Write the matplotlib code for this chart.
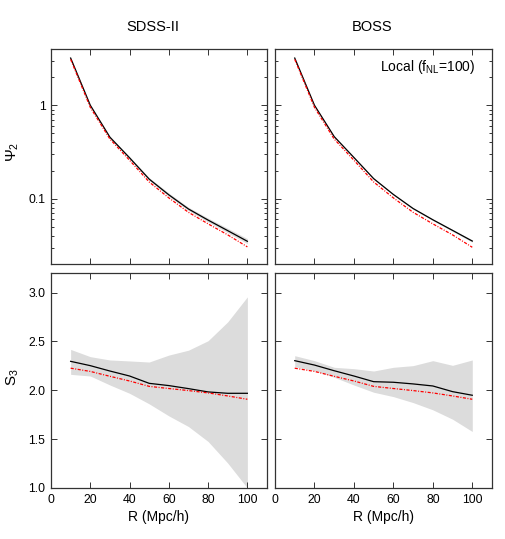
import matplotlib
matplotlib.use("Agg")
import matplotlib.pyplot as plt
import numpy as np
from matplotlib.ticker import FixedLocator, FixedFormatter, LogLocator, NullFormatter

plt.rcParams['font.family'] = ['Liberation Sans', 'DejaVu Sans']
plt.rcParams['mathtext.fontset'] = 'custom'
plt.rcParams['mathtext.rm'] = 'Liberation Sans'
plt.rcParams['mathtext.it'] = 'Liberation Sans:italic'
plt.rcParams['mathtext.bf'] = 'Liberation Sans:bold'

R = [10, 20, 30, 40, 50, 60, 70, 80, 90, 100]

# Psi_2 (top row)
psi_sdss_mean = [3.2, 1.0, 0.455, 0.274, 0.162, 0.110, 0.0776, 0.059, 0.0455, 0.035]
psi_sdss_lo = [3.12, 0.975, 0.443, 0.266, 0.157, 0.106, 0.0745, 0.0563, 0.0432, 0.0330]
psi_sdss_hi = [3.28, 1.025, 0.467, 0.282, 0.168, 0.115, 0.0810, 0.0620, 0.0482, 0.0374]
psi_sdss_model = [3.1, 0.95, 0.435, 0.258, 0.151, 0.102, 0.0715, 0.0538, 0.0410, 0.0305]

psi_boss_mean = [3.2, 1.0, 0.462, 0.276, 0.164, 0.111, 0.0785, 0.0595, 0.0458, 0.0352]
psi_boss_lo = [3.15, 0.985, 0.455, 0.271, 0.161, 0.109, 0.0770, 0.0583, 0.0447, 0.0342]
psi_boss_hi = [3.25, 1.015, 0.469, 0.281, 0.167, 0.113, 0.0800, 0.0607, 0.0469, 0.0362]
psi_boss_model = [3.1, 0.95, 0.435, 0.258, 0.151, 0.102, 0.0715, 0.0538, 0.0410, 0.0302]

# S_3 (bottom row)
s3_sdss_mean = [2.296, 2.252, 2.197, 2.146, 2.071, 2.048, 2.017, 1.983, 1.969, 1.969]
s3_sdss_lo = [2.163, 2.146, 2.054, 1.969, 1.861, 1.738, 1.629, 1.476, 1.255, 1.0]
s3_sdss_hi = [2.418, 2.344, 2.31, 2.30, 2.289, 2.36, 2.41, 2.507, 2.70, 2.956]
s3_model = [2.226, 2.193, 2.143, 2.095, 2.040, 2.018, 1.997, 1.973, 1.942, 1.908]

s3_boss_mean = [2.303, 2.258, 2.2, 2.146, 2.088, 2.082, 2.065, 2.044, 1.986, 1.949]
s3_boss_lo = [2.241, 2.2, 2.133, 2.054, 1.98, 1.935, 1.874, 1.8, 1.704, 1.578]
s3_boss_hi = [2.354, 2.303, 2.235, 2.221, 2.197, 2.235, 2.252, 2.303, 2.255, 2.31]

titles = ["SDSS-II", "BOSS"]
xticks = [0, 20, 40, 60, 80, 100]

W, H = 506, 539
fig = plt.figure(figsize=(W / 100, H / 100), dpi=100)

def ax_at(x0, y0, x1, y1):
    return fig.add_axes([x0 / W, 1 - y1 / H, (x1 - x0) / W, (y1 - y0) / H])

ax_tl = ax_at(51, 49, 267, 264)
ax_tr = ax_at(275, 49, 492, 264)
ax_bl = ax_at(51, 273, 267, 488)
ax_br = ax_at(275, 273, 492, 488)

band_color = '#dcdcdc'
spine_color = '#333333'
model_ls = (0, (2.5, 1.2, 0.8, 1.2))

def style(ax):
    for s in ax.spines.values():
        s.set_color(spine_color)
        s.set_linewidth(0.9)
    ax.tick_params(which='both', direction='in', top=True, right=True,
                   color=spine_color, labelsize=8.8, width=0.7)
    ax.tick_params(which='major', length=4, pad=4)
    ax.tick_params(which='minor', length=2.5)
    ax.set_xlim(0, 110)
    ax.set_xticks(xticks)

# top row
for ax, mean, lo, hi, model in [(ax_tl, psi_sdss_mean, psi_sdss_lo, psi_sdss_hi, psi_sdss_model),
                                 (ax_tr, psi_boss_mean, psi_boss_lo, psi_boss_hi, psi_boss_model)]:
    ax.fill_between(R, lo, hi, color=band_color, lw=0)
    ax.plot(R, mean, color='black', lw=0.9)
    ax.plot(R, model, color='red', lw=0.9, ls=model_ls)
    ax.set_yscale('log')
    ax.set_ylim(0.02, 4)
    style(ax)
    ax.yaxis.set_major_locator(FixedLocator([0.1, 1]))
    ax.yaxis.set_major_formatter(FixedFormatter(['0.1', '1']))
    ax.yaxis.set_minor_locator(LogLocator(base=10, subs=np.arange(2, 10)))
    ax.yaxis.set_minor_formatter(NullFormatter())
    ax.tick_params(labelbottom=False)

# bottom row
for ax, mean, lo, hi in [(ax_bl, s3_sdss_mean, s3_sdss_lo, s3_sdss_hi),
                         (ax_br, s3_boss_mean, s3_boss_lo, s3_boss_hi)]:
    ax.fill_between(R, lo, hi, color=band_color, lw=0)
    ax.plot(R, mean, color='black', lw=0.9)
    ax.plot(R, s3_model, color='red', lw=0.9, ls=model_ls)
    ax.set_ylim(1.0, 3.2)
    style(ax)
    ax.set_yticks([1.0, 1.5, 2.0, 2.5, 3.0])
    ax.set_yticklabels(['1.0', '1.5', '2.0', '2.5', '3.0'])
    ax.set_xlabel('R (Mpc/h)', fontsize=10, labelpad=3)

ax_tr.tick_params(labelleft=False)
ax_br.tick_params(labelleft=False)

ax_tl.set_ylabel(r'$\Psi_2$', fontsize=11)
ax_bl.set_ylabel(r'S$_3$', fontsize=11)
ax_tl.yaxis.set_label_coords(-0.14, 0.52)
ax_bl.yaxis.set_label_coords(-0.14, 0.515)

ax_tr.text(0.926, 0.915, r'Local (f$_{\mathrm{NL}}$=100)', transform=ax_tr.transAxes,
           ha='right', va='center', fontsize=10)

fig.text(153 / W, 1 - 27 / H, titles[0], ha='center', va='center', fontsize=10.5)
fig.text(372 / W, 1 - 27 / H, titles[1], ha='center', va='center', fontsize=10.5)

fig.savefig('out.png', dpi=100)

## Work to do
Each line containing the word "matplotlib" counts once; say how many such lines there are, giving only the number.

## Exercise result
5